Data extract »
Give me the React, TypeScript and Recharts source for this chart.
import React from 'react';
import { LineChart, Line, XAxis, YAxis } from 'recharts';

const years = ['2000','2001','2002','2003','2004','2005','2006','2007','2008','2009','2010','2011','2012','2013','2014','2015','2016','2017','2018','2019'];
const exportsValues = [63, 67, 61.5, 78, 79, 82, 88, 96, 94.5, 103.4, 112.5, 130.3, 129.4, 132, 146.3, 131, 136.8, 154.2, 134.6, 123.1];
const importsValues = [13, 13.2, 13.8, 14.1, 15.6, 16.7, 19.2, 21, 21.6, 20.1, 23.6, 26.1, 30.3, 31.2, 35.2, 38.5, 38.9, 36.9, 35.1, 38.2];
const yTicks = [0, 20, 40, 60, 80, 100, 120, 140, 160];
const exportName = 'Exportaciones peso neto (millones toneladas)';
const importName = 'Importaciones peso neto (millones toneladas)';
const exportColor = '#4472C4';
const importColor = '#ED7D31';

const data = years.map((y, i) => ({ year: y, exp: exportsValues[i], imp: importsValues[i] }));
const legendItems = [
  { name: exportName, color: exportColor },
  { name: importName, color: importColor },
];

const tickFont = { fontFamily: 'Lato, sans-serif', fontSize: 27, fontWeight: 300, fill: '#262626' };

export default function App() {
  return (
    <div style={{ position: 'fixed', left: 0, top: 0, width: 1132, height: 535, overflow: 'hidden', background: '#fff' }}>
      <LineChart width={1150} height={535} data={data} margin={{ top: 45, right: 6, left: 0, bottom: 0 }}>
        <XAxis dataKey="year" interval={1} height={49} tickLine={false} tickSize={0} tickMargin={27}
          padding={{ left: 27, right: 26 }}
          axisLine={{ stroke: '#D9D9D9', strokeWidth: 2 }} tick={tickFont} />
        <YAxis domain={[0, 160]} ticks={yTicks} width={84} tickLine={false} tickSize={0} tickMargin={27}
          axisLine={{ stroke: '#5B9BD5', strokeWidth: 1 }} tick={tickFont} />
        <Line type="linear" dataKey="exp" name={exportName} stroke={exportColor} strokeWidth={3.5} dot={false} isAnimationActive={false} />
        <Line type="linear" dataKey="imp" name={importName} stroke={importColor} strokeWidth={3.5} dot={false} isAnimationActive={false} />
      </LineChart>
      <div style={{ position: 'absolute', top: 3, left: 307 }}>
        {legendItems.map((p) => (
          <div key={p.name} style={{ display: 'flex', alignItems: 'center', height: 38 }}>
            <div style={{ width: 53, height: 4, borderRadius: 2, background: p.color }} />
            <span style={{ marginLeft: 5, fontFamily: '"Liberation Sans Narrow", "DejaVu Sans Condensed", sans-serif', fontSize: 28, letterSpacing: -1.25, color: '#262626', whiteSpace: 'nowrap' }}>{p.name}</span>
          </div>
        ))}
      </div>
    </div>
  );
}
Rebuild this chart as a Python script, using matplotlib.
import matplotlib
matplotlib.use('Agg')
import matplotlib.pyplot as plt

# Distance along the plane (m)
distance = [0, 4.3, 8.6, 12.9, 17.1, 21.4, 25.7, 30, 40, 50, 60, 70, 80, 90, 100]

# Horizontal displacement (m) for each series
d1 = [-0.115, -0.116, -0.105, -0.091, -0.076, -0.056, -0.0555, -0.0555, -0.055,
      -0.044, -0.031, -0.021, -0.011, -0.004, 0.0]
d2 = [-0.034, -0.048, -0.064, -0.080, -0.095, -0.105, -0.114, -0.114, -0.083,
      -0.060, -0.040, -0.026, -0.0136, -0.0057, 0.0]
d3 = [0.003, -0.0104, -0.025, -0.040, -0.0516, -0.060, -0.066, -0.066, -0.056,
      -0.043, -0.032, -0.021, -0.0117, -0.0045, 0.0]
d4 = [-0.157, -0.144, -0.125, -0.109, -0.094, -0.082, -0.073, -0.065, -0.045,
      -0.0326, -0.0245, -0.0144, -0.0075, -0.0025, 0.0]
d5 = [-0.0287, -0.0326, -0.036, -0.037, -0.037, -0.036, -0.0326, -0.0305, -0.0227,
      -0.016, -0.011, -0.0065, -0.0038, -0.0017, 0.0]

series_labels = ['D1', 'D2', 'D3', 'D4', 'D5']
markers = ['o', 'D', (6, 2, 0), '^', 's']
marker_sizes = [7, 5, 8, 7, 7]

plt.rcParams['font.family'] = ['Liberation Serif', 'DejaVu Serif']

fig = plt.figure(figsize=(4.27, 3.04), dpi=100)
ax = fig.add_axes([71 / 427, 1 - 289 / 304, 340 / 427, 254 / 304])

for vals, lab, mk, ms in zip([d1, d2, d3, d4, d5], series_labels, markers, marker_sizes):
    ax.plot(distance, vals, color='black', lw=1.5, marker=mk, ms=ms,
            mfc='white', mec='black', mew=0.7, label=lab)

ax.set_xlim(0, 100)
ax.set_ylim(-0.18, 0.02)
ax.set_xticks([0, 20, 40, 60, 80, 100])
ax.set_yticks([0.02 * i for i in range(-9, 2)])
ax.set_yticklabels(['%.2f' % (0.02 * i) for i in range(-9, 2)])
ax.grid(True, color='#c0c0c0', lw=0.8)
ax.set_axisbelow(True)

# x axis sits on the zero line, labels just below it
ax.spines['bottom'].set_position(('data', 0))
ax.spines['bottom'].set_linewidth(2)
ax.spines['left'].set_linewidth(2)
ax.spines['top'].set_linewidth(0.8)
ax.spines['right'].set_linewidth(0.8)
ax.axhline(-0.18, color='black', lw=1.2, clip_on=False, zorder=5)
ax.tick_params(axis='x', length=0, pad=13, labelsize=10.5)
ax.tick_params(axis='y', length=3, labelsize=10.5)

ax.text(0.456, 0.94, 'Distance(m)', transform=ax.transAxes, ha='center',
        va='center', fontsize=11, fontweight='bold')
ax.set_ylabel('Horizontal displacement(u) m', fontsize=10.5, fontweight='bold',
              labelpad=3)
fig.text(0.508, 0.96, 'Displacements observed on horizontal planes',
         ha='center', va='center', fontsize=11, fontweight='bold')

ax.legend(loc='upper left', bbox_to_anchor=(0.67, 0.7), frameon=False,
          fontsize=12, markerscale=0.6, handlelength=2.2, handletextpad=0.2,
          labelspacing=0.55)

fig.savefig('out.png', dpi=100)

---

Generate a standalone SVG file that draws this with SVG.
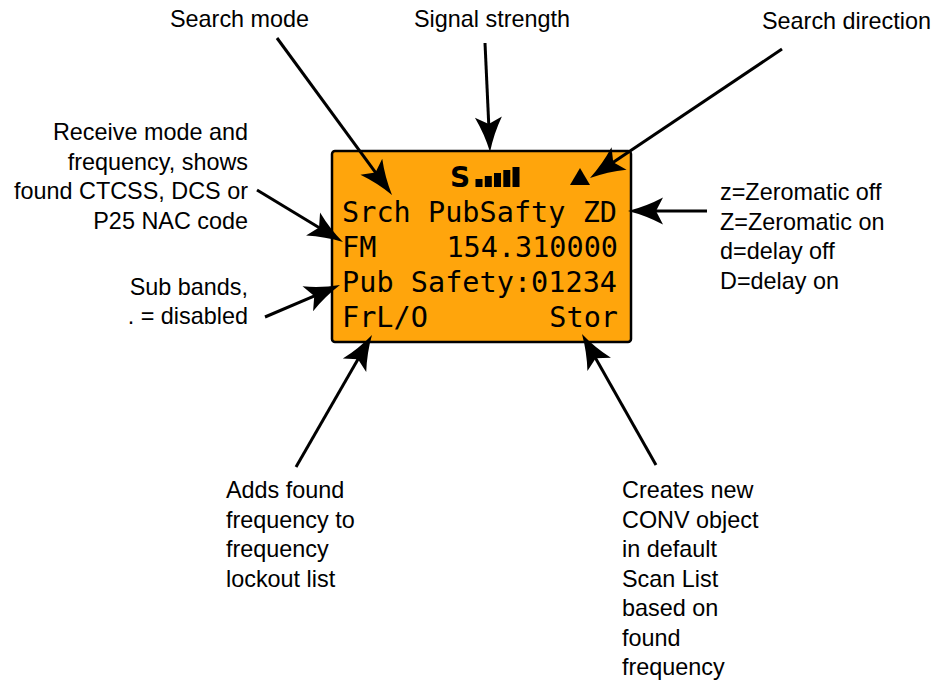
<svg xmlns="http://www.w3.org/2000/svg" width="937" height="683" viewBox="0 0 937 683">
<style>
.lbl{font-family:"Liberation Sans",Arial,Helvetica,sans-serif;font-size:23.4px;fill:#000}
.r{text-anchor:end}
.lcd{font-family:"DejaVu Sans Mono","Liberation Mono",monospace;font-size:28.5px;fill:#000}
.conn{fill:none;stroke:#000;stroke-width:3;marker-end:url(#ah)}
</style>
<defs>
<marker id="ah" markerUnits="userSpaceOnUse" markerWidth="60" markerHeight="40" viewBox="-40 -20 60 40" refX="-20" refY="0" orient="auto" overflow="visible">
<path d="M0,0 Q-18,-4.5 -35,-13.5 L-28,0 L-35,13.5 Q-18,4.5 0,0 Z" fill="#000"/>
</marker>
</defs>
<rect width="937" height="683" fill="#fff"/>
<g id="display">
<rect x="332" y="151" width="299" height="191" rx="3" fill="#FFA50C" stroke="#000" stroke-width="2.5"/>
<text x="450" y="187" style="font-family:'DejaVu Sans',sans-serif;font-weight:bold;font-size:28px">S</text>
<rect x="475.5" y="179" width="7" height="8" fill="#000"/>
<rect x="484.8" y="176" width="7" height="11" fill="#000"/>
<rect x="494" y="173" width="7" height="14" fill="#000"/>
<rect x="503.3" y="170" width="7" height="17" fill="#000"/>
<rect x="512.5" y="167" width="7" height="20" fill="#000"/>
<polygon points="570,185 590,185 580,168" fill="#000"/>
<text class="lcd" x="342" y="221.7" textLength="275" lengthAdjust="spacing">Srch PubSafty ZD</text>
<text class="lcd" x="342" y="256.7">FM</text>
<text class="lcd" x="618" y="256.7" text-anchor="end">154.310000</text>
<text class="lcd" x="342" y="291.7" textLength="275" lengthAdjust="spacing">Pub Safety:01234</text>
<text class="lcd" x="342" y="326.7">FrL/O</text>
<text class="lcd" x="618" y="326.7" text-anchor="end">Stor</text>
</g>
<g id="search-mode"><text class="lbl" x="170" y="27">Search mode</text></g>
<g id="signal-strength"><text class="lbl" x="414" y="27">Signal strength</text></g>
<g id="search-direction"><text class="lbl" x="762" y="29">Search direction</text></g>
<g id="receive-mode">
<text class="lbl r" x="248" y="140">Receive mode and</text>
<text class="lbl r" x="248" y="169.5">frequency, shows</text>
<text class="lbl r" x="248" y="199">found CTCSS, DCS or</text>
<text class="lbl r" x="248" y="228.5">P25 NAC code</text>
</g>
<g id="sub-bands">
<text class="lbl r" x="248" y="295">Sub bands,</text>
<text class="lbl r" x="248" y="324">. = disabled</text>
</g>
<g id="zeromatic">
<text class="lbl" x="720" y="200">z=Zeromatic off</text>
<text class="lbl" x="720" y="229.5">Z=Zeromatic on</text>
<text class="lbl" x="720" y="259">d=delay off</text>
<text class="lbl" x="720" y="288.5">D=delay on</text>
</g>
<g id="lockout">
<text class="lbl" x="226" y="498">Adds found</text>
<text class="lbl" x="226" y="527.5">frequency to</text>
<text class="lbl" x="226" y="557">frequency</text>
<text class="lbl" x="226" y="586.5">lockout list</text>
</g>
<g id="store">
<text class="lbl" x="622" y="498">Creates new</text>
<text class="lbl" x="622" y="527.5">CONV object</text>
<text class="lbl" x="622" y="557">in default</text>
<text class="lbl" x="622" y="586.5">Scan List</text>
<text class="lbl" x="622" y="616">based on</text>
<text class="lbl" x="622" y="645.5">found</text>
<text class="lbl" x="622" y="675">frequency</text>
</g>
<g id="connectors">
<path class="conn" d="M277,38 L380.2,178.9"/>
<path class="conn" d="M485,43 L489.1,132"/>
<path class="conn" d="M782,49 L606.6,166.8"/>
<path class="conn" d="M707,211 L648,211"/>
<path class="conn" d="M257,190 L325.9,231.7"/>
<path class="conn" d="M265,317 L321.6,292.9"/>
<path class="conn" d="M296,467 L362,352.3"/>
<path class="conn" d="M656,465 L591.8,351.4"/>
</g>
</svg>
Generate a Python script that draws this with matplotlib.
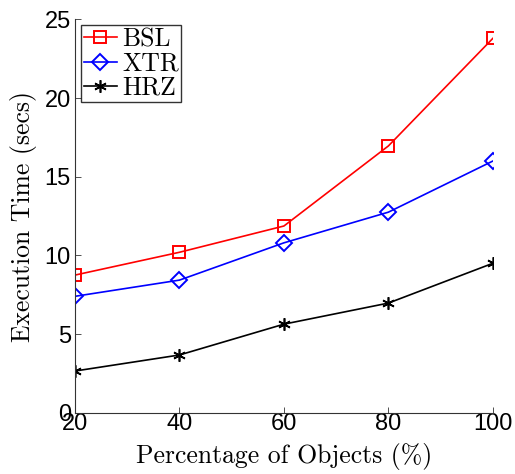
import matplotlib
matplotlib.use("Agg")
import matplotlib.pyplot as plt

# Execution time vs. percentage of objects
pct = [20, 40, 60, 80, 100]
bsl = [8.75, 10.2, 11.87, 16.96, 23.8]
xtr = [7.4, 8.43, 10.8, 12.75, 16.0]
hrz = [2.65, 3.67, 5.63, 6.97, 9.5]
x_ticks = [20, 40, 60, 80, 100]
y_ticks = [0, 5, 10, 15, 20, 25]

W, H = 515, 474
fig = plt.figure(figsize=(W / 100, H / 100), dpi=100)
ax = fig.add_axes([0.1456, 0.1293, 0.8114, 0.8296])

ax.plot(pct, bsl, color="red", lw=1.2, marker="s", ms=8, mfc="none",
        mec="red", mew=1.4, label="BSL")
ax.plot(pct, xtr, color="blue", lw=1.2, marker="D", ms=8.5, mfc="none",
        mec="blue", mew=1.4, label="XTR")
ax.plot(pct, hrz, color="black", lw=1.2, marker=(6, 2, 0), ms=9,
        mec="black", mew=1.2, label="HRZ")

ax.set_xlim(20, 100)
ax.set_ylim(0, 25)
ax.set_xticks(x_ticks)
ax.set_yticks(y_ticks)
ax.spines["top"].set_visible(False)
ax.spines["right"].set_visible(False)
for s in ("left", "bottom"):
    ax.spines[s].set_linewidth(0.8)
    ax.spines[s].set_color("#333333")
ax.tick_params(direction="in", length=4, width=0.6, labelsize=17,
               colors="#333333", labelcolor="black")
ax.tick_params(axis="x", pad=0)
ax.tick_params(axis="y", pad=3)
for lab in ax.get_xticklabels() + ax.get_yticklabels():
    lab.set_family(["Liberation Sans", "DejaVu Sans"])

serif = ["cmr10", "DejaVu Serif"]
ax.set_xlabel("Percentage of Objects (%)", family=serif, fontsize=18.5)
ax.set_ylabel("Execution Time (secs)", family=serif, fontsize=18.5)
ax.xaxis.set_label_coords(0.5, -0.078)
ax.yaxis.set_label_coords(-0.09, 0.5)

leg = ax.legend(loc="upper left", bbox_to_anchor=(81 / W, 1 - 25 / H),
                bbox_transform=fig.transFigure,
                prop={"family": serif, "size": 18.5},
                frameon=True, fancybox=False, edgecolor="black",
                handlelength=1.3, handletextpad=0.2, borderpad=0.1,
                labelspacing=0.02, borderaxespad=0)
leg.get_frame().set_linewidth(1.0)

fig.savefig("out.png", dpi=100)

What is required »
In the data above, find the line that contains "Rebuild this chart" and the line that contains "mfc='white', mec='black', mew=0.7, label=lab)". Repeat exactly those lines and every line between them, and only those.

Correct answer »
Rebuild this chart as a Python script, using matplotlib.
import matplotlib
matplotlib.use('Agg')
import matplotlib.pyplot as plt

# Distance along the plane (m)
distance = [0, 4.3, 8.6, 12.9, 17.1, 21.4, 25.7, 30, 40, 50, 60, 70, 80, 90, 100]

# Horizontal displacement (m) for each series
d1 = [-0.115, -0.116, -0.105, -0.091, -0.076, -0.056, -0.0555, -0.0555, -0.055,
      -0.044, -0.031, -0.021, -0.011, -0.004, 0.0]
d2 = [-0.034, -0.048, -0.064, -0.080, -0.095, -0.105, -0.114, -0.114, -0.083,
      -0.060, -0.040, -0.026, -0.0136, -0.0057, 0.0]
d3 = [0.003, -0.0104, -0.025, -0.040, -0.0516, -0.060, -0.066, -0.066, -0.056,
      -0.043, -0.032, -0.021, -0.0117, -0.0045, 0.0]
d4 = [-0.157, -0.144, -0.125, -0.109, -0.094, -0.082, -0.073, -0.065, -0.045,
      -0.0326, -0.0245, -0.0144, -0.0075, -0.0025, 0.0]
d5 = [-0.0287, -0.0326, -0.036, -0.037, -0.037, -0.036, -0.0326, -0.0305, -0.0227,
      -0.016, -0.011, -0.0065, -0.0038, -0.0017, 0.0]

series_labels = ['D1', 'D2', 'D3', 'D4', 'D5']
markers = ['o', 'D', (6, 2, 0), '^', 's']
marker_sizes = [7, 5, 8, 7, 7]

plt.rcParams['font.family'] = ['Liberation Serif', 'DejaVu Serif']

fig = plt.figure(figsize=(4.27, 3.04), dpi=100)
ax = fig.add_axes([71 / 427, 1 - 289 / 304, 340 / 427, 254 / 304])

for vals, lab, mk, ms in zip([d1, d2, d3, d4, d5], series_labels, markers, marker_sizes):
    ax.plot(distance, vals, color='black', lw=1.5, marker=mk, ms=ms,
            mfc='white', mec='black', mew=0.7, label=lab)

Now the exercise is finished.